Anna
Kendrick Lisa Kudrow Margo Martindale Craig Robinson
Tony
Revolori June Squibb Stephen Merchant Wyatt Russell
This is a strange movie that doesn’t quite get
off the ground. It’s rather
formulaic, as in quick alterations between humor, anger/meanness, tenderness,
and love. It tries to be funny by
being shocking, but the jokes often fall flat, or are even embarrassing—as when
a young man asks a girl he’s never met to go out with him and marry him…and, by
the way, he has a big penis.
Stumbling, pratfalls, and bumping into things and wrecking things are
likewise inserted to be funny.
There must be at least five or six people who fall down, and we’re
supposed to laugh. And the
fighting between couples; this gets very tiresome.
The film takes place at a wedding, and opens
with Eloise (Kendrick) vacillating between accepting or declining the
invitation. This is actually one
of the more clever scenes showing real anguish and ambivalence; Kendrick can be
very funny. She is right to be
torn because she’s bound to run into her ex-boyfriend Teddy (Russell), the
brother of the bride with a new girlfriend. She wants to go because she is a long-term friend of the
bride, and was even helping with wedding plans when she and Teddy broke
up. Of course, in the end she
decides to go, and is seated at Table 19.
We’re informed ahead of time that this is a table of misfits.

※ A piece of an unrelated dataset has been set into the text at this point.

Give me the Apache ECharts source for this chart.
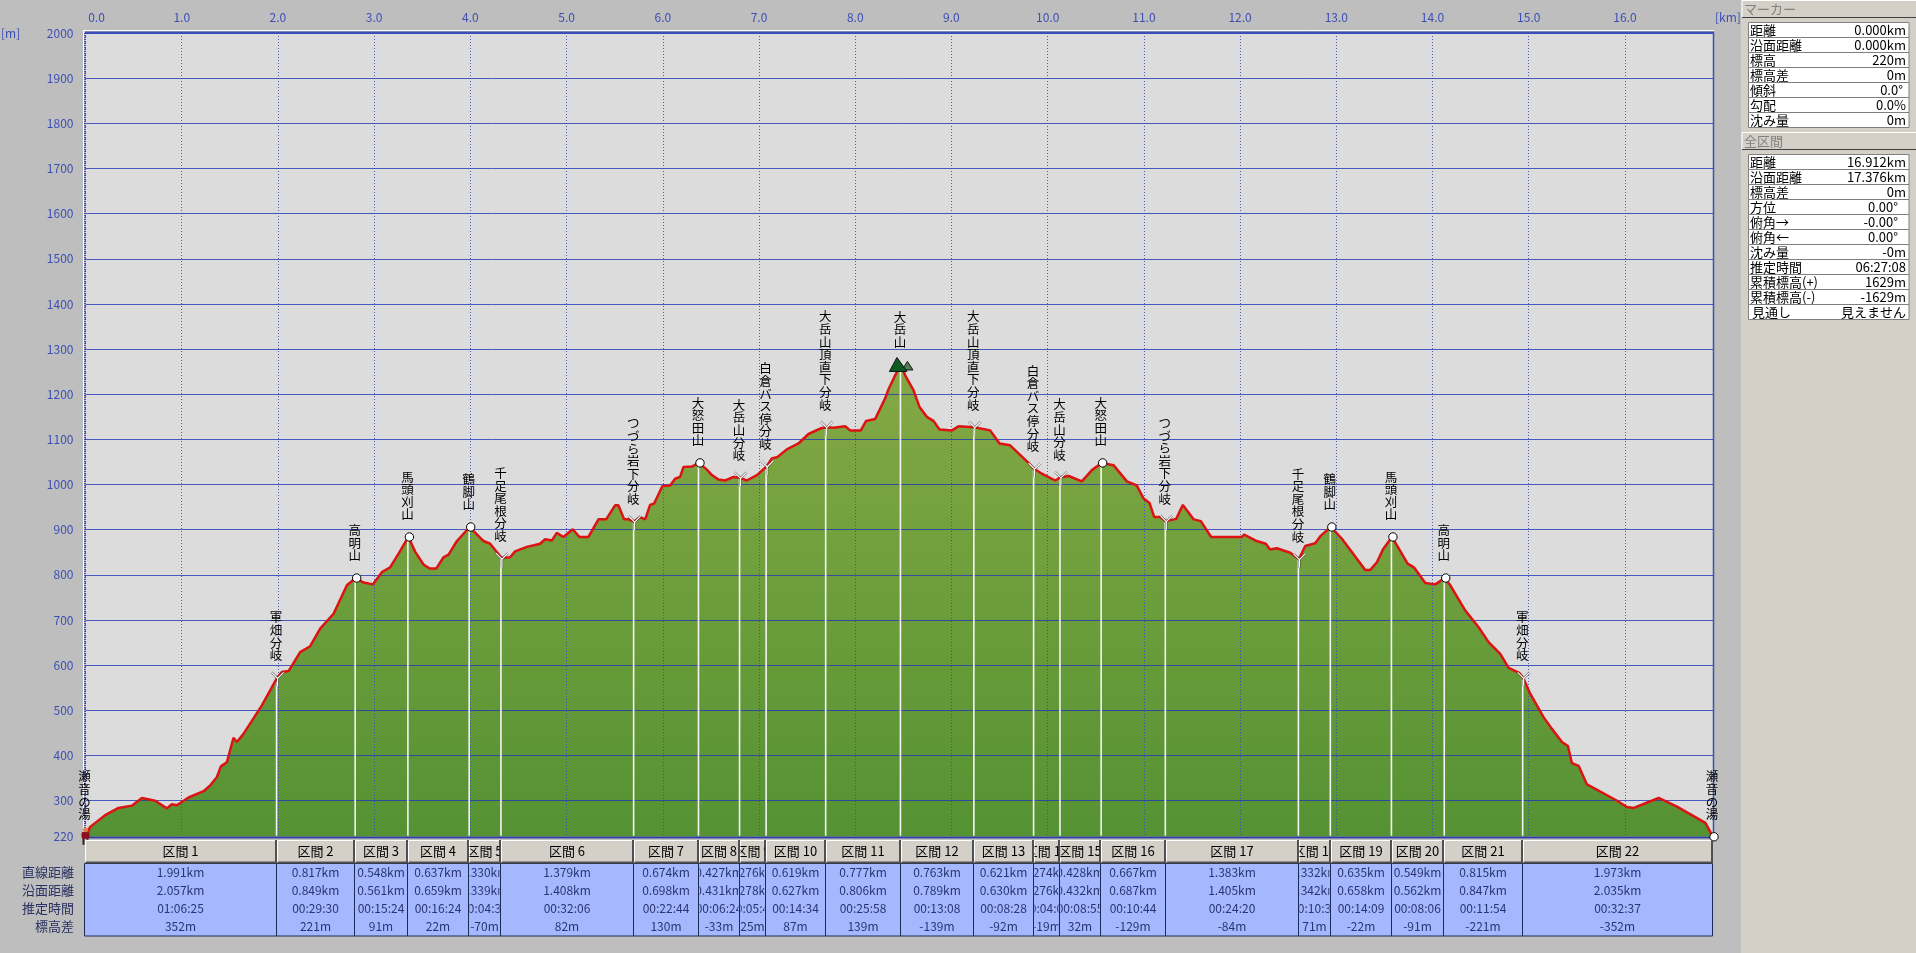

The colorful make-up of the guests at Table 19
is a great set-up for a comedy.
Along with Eloise, there is the former nanny of the bride and her
brother, Jo (Squibb); unhappily married owners of a diner (Kudrow and
Robinson); an ex-con (Merchant) who is the uncle of the bride, and a young man
(Revolori) desperately wanting to score, inappropriately egged on by his
helicopter mother (Martindale) whom we only hear over the telephone. This table is supposed to form the
essence of the comedy, and some of their routines are as madcap as they’re
supposed to be, but the filmmakers (writers Jay and Mark Duplass and director
Jeffrey Blitz) never quite succeed in their aim to make this an all-out
screwball comedy. Which is a
shame, since the cast is filled with talented actors.
Table 19 succeeds when it illuminates the
back-stories of the characters, and we feel compassion for what they’ve gone
through. This is especially true
of the ex-con when we hear what he did wrong, which is both funny and extremely
touching at the same time.
Merchant pulls this off like the pro that he is. Revolori (a hit in The Grand Budapest Hotel) plays his part extremely well, but the
lines he’s given, which are supposed to be funny, simply aren’t. Kudrow and Robinson are fine actors,
but there is no chemistry between them, and it’s puzzling how the two
characters could have gotten into a marriage. Kendrick also does well, but it’s a role she has done many
times before in playing characters that I suspect are very similar to her as a
person. I would like to see her
pick up the challenge of roles that will be out of character for her, proving
her great acting abilities.
Table 19 is mildly entertaining, but
doesn’t achieve the sidesplitting screwball comedy to which it aspires.